In the industrial component, the value of permits declined 15.6% in March (-$102 million). The decrease was largely the result of lower construction intentions in Quebec, where multiple high-value permits were issued in February.
Municipalities issued $4.8 billion worth of residential permits in March, down 1.5% from February. The decline was largely attributable to lower construction intentions in Ontario (-$102 million) and Quebec (-$99 million).
The value of single-family dwelling permits was down 5.0% (-$108 million) from the previous month. Seven provinces reported declines, with the largest decrease in Ontario (-$58 million).
Meanwhile, the value of multi-family dwelling permits increased 1.3% (+$37 million) in March. Six provinces posted increases, led by Manitoba and British Columbia.

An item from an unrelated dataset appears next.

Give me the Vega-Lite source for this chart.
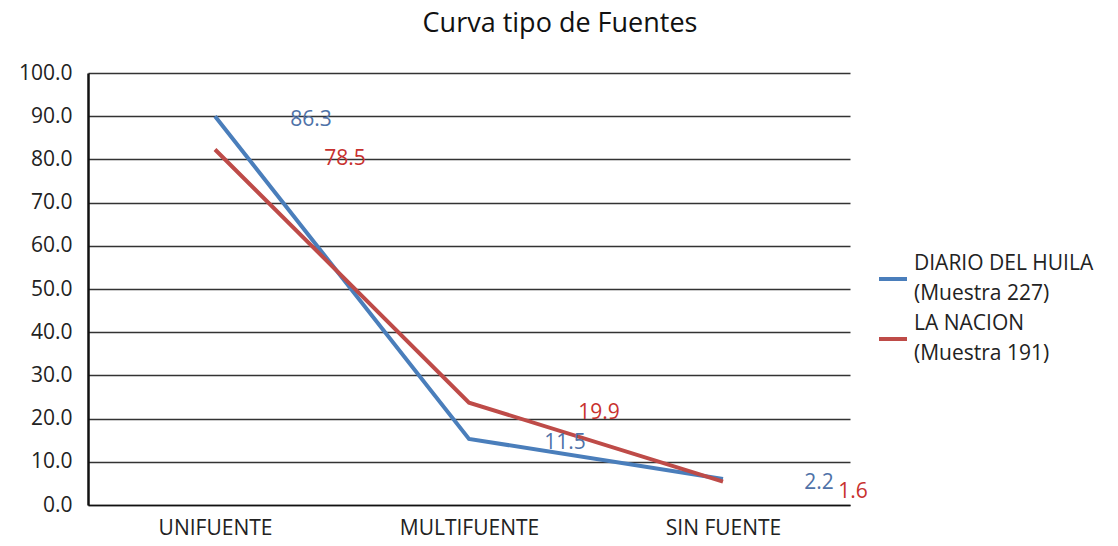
{
  "$schema": "https://vega.github.io/schema/vega-lite/v6.json",
  "width": 762,
  "height": 432,
  "autosize": {"type": "none"},
  "padding": {"left": 88, "top": 73, "right": 268, "bottom": 41},
  "background": "white",
  "title": {
    "text": "Curva tipo de Fuentes",
    "font": "Open Sans",
    "fontSize": 27,
    "fontWeight": "normal",
    "color": "#111111",
    "anchor": "middle",
    "offset": 24,
    "dx": 91
  },
  "config": {
    "view": {"stroke": null},
    "font": "Open Sans"
  },
  "data": {
    "values": [
      {"tipo": "UNIFUENTE", "serie": "DIARIO DEL HUILA|(Muestra 227)", "valor": 90.0, "etiqueta": "86.3"},
      {"tipo": "MULTIFUENTE", "serie": "DIARIO DEL HUILA|(Muestra 227)", "valor": 15.3, "etiqueta": "11.5"},
      {"tipo": "SIN FUENTE", "serie": "DIARIO DEL HUILA|(Muestra 227)", "valor": 6.0, "etiqueta": "2.2"},
      {"tipo": "UNIFUENTE", "serie": "LA NACION|(Muestra 191)", "valor": 82.3, "etiqueta": "78.5"},
      {"tipo": "MULTIFUENTE", "serie": "LA NACION|(Muestra 191)", "valor": 23.7, "etiqueta": "19.9"},
      {"tipo": "SIN FUENTE", "serie": "LA NACION|(Muestra 191)", "valor": 5.4, "etiqueta": "1.6"}
    ]
  },
  "encoding": {
    "x": {
      "field": "tipo",
      "type": "nominal",
      "sort": ["UNIFUENTE", "MULTIFUENTE", "SIN FUENTE"],
      "scale": {"type": "point", "padding": 0.5},
      "axis": {
        "title": null,
        "labelAngle": 0,
        "labelFont": "Open Sans",
        "labelFontSize": 21,
        "labelColor": "#222222",
        "labelPadding": 12,
        "ticks": false,
        "domain": true,
        "domainColor": "#111111",
        "domainWidth": 1.5,
        "grid": false
      }
    },
    "y": {
      "field": "valor",
      "type": "quantitative",
      "scale": {"domain": [0, 100], "nice": false},
      "axis": {
        "title": null,
        "values": [0, 10, 20, 30, 40, 50, 60, 70, 80, 90, 100],
        "format": ".1f",
        "labelFont": "Open Sans",
        "labelFontSize": 21,
        "labelColor": "#222222",
        "labelPadding": 16,
        "ticks": false,
        "domain": true,
        "domainColor": "#111111",
        "domainWidth": 2.5,
        "grid": true,
        "gridColor": "#333333",
        "gridWidth": 1.6,
        "gridOpacity": 1
      }
    }
  },
  "layer": [
    {
      "mark": {"type": "line", "strokeWidth": 4},
      "encoding": {
        "color": {
          "field": "serie",
          "type": "nominal",
          "scale": {
            "domain": ["DIARIO DEL HUILA|(Muestra 227)", "LA NACION|(Muestra 191)"],
            "range": ["#4A7EBB", "#BE4B48"]
          },
          "legend": {
            "title": null,
            "orient": "none",
            "legendX": 789,
            "legendY": 190,
            "symbolType": "stroke",
            "symbolStrokeWidth": 4,
            "symbolSize": 784,
            "labelExpr": "split(datum.label, '|')",
            "labelFont": "Open Sans",
            "labelFontSize": 21,
            "labelColor": "#222222",
            "labelLimit": 300,
            "rowPadding": 9,
            "labelOffset": 5,
            "encode": {
              "labels": {"update": {"lineHeight": {"value": 30}, "dy": {"value": -15}}}
            }
          }
        }
      }
    },
    {
      "transform": [{"filter": "indexof(datum.serie, 'DIARIO') == 0"}],
      "mark": {"type": "text", "dx": 96, "dy": 4, "fontSize": 21, "font": "Open Sans", "color": "#4F72A8"},
      "encoding": {"text": {"field": "etiqueta"}}
    },
    {
      "transform": [{"filter": "indexof(datum.serie, 'LA NACION') == 0"}],
      "mark": {"type": "text", "dx": 130, "dy": 10, "fontSize": 21, "font": "Open Sans", "color": "#C8312E"},
      "encoding": {"text": {"field": "etiqueta"}}
    }
  ]
}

Municipalities issued $24.3 billion worth of permits in the first quarter, down 3.5% (-$877 million) compared with the same quarter last year. Five provinces posted declines, with the majority of the decrease coming from Alberta (-$1.0 billion).
Every component was down in Alberta in the first quarter compared with the same quarter last year. Single-family construction accounted for approximately half of the provincial decline (-$539 million). This was the lowest value for single-family dwelling permits since the first quarter of 2009.
Meanwhile, in Quebec, the value of permits rose 2.1% (+$105 million) year over year in the first quarter. Every component except multi-family dwellings was up. The increase was largely the result of higher construction intentions for non-residential buildings.